Exercise task:
Your task is to retype the lines between the line with "Write the Plotly.js code for this chart." and the line with "const svmPerf = [0.836, 0.885, 0.899, 0.895, 0.914];", inclusive. Copy no pictures and no other lines.

Records supplied:
================

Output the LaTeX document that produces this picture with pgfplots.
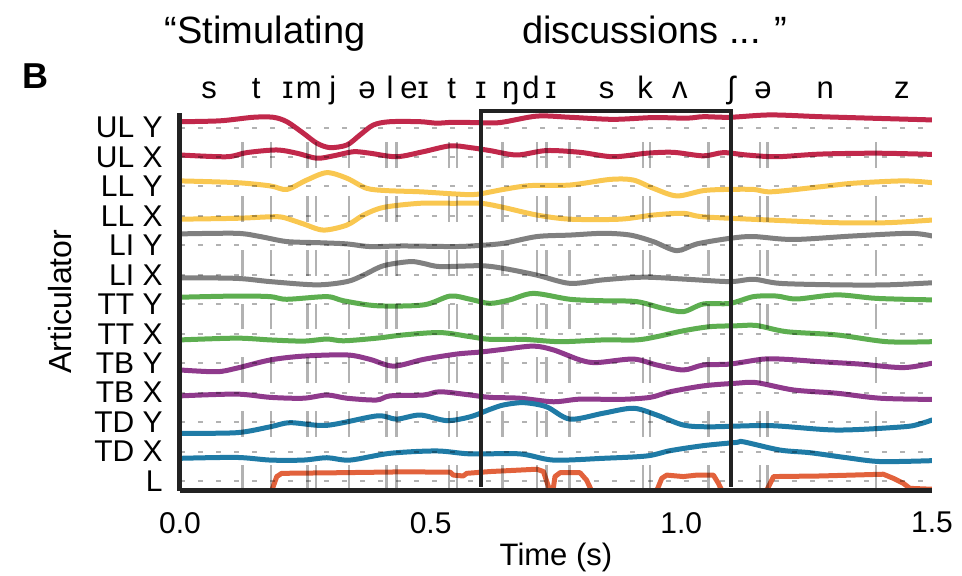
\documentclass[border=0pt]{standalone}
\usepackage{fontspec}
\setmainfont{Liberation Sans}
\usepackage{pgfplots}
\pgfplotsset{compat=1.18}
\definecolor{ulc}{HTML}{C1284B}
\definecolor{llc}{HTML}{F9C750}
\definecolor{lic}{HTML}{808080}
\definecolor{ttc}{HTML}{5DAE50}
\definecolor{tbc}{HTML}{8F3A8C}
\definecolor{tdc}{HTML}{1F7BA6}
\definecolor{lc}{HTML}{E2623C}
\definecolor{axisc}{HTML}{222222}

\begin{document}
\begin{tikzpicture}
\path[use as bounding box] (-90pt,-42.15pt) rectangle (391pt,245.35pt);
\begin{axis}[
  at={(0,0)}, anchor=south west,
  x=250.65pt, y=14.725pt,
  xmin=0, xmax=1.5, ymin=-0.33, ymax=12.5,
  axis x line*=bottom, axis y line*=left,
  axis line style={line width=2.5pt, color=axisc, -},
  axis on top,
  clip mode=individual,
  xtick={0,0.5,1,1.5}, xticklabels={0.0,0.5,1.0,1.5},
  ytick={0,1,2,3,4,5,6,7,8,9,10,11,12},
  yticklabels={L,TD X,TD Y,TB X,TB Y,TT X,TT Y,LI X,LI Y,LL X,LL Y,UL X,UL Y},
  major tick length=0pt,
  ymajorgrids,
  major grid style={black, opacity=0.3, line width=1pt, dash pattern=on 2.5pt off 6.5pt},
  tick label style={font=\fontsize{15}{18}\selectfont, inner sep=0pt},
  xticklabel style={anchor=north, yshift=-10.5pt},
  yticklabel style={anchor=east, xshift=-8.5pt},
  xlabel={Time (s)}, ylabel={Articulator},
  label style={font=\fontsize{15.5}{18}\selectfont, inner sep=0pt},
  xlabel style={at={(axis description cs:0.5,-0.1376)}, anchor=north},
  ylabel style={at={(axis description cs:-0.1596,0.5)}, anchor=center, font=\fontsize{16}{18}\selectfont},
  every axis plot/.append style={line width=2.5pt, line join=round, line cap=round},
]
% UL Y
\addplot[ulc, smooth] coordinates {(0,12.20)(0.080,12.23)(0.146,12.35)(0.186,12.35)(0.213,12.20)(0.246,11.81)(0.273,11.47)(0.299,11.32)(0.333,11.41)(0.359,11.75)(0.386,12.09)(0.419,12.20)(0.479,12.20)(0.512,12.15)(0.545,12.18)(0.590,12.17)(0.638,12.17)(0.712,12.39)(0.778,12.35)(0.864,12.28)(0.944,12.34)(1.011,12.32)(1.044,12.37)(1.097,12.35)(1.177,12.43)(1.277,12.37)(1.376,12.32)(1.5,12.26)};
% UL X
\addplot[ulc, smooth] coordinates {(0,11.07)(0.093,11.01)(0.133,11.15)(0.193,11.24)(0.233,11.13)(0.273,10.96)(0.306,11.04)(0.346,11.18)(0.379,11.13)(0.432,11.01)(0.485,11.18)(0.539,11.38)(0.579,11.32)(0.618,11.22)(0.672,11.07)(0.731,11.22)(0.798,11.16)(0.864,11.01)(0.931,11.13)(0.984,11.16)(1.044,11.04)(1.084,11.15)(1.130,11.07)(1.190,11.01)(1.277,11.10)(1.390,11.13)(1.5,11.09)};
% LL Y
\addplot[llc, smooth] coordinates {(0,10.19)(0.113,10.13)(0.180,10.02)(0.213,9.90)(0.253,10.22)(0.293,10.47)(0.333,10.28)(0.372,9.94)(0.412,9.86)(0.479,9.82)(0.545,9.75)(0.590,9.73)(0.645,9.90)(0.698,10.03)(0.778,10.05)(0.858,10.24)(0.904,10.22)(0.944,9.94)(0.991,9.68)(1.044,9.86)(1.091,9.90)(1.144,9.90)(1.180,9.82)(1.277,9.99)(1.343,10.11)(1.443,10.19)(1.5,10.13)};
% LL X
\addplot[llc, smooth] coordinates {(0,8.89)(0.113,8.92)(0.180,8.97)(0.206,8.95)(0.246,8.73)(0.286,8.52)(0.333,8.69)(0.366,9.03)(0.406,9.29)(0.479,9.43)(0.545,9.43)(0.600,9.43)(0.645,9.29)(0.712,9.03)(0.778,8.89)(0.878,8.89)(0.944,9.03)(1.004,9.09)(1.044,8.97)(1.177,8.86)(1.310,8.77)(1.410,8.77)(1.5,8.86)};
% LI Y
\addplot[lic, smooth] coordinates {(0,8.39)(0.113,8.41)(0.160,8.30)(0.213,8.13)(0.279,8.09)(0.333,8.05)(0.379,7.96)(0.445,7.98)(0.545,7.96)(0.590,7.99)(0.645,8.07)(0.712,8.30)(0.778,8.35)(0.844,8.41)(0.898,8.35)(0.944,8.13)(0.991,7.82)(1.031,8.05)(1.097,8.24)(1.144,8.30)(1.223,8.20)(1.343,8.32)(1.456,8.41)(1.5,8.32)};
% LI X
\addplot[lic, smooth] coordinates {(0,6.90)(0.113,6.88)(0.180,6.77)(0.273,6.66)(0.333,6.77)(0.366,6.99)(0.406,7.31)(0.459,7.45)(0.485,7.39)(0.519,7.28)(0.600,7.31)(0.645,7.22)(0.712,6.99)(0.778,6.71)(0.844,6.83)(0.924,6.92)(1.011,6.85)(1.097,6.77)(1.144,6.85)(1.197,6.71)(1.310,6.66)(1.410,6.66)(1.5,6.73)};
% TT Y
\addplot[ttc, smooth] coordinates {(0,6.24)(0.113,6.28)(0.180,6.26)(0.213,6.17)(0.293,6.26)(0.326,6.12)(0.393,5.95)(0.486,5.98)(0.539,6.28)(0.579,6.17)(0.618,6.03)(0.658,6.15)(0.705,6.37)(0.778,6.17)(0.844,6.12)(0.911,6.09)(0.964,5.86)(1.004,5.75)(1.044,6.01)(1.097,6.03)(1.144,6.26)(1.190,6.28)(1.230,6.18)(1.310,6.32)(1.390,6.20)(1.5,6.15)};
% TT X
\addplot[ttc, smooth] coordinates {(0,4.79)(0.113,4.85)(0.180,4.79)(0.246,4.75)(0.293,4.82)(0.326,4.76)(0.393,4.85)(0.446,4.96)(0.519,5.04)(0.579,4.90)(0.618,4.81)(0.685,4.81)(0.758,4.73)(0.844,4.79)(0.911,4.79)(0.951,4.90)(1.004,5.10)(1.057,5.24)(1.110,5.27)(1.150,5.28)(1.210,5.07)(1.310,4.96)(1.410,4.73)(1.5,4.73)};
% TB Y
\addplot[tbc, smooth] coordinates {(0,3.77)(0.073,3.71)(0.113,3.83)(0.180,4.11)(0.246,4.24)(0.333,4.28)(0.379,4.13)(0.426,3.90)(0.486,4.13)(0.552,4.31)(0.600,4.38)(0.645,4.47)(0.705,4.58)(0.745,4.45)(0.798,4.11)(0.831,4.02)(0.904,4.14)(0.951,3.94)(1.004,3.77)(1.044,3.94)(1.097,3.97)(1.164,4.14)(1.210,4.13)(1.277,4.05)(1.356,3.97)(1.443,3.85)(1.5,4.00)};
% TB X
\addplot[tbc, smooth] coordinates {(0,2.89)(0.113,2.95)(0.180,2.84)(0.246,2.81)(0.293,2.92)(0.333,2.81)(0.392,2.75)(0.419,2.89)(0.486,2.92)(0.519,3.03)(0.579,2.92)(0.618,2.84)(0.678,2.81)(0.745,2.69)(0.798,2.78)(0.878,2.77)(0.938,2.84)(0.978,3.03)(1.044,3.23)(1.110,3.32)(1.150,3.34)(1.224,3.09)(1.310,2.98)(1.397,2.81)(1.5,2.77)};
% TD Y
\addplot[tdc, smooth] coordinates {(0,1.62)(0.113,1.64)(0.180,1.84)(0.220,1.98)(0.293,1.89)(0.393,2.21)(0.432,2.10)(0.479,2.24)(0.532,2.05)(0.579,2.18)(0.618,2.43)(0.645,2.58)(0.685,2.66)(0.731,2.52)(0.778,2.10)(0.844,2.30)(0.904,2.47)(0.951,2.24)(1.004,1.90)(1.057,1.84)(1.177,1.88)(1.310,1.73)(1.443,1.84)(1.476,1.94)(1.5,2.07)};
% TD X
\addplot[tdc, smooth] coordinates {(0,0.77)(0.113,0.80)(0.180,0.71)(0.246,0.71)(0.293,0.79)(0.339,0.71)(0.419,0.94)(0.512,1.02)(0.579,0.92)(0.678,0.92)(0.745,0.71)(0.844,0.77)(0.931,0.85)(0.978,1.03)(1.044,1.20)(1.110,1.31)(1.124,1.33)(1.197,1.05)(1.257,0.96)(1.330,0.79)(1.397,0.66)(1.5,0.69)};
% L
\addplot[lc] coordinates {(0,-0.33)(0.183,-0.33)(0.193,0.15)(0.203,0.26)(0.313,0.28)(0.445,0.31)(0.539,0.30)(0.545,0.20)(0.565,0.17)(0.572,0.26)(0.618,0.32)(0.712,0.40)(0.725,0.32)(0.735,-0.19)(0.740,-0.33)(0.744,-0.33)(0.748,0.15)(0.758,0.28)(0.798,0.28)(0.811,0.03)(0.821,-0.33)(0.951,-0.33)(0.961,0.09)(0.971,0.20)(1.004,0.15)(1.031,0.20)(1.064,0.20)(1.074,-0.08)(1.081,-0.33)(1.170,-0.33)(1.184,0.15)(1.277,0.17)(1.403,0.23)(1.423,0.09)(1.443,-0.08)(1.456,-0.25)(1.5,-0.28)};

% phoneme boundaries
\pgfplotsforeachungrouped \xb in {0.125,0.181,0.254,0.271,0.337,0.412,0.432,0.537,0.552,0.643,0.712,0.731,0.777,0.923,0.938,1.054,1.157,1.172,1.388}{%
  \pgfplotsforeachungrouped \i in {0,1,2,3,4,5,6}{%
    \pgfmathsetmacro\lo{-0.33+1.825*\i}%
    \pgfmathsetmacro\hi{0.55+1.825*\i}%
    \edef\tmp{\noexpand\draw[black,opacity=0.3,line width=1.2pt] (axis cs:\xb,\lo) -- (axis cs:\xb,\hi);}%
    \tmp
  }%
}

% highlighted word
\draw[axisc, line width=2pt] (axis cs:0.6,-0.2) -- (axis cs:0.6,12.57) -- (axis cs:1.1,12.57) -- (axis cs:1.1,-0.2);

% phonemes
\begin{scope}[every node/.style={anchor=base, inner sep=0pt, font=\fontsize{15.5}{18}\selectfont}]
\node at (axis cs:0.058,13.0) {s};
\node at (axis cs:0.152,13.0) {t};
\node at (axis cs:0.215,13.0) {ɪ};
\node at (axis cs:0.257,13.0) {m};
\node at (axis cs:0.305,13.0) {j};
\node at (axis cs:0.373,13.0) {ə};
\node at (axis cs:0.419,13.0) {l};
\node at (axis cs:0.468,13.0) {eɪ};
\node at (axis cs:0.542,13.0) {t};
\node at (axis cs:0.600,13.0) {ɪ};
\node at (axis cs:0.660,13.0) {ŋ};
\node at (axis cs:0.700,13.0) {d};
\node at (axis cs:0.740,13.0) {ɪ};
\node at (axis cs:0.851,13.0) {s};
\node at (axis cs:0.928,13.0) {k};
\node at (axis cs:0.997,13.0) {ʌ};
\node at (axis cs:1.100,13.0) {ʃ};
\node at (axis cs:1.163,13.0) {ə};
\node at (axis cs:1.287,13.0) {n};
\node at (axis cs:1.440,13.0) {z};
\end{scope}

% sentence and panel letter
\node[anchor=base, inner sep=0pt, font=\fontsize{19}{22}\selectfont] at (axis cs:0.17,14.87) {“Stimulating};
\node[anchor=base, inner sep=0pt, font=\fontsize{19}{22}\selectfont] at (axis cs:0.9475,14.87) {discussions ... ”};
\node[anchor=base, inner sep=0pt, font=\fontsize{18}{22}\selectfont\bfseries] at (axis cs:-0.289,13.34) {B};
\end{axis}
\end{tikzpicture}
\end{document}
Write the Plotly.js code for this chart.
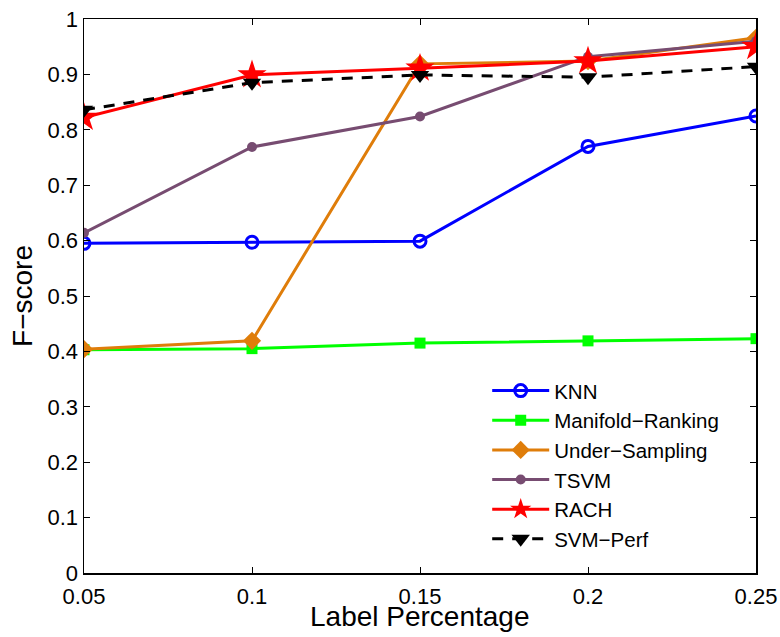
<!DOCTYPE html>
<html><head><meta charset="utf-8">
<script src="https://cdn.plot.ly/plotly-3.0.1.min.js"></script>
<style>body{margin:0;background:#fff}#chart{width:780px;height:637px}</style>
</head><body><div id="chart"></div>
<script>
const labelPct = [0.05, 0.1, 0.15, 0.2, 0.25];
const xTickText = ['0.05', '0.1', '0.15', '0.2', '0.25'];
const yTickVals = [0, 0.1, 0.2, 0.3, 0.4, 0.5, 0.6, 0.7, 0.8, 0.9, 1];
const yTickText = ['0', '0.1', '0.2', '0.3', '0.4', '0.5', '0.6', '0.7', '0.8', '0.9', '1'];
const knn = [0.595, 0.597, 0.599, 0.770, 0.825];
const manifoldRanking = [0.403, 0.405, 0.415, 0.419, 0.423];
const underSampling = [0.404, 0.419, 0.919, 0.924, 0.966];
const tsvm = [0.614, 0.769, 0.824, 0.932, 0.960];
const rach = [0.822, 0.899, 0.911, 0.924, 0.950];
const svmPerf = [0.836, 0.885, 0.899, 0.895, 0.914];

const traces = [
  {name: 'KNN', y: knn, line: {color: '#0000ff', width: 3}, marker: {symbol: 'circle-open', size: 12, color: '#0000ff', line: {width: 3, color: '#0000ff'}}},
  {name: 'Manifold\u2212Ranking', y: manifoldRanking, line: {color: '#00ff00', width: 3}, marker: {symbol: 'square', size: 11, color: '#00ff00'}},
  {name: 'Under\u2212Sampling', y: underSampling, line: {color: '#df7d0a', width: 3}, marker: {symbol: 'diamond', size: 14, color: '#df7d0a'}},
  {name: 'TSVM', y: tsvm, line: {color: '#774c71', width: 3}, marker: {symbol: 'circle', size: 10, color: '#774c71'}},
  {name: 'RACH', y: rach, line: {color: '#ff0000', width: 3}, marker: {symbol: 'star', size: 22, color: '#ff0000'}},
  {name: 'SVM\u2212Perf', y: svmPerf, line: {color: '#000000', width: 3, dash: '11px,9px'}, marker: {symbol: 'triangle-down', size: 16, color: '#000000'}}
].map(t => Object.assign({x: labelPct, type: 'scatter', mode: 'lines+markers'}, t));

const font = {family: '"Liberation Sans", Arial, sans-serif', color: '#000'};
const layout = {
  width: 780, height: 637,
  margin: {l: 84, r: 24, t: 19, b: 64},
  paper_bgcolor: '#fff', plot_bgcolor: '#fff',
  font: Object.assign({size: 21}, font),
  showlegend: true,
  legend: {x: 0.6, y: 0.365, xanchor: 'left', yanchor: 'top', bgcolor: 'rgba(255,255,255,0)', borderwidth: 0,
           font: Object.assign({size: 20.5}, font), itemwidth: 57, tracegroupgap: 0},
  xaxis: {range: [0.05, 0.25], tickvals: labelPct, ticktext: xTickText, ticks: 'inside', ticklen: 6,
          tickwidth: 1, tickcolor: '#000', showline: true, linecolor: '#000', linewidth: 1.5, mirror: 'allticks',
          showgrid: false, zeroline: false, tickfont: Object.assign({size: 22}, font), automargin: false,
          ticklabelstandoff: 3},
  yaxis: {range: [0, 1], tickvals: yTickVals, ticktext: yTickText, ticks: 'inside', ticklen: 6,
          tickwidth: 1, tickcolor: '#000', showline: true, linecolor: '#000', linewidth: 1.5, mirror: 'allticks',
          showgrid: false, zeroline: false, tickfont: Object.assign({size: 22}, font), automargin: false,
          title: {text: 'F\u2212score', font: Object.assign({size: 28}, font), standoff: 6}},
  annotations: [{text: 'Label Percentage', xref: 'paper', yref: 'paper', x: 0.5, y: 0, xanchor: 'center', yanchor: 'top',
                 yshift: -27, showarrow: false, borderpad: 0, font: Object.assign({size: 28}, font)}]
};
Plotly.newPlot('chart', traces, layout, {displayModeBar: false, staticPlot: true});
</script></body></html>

================

Full solution:
Write the Plotly.js code for this chart.
<!DOCTYPE html>
<html><head><meta charset="utf-8">
<script src="https://cdn.plot.ly/plotly-3.0.1.min.js"></script>
<style>body{margin:0;background:#fff}#chart{width:780px;height:637px}</style>
</head><body><div id="chart"></div>
<script>
const labelPct = [0.05, 0.1, 0.15, 0.2, 0.25];
const xTickText = ['0.05', '0.1', '0.15', '0.2', '0.25'];
const yTickVals = [0, 0.1, 0.2, 0.3, 0.4, 0.5, 0.6, 0.7, 0.8, 0.9, 1];
const yTickText = ['0', '0.1', '0.2', '0.3', '0.4', '0.5', '0.6', '0.7', '0.8', '0.9', '1'];
const knn = [0.595, 0.597, 0.599, 0.770, 0.825];
const manifoldRanking = [0.403, 0.405, 0.415, 0.419, 0.423];
const underSampling = [0.404, 0.419, 0.919, 0.924, 0.966];
const tsvm = [0.614, 0.769, 0.824, 0.932, 0.960];
const rach = [0.822, 0.899, 0.911, 0.924, 0.950];
const svmPerf = [0.836, 0.885, 0.899, 0.895, 0.914];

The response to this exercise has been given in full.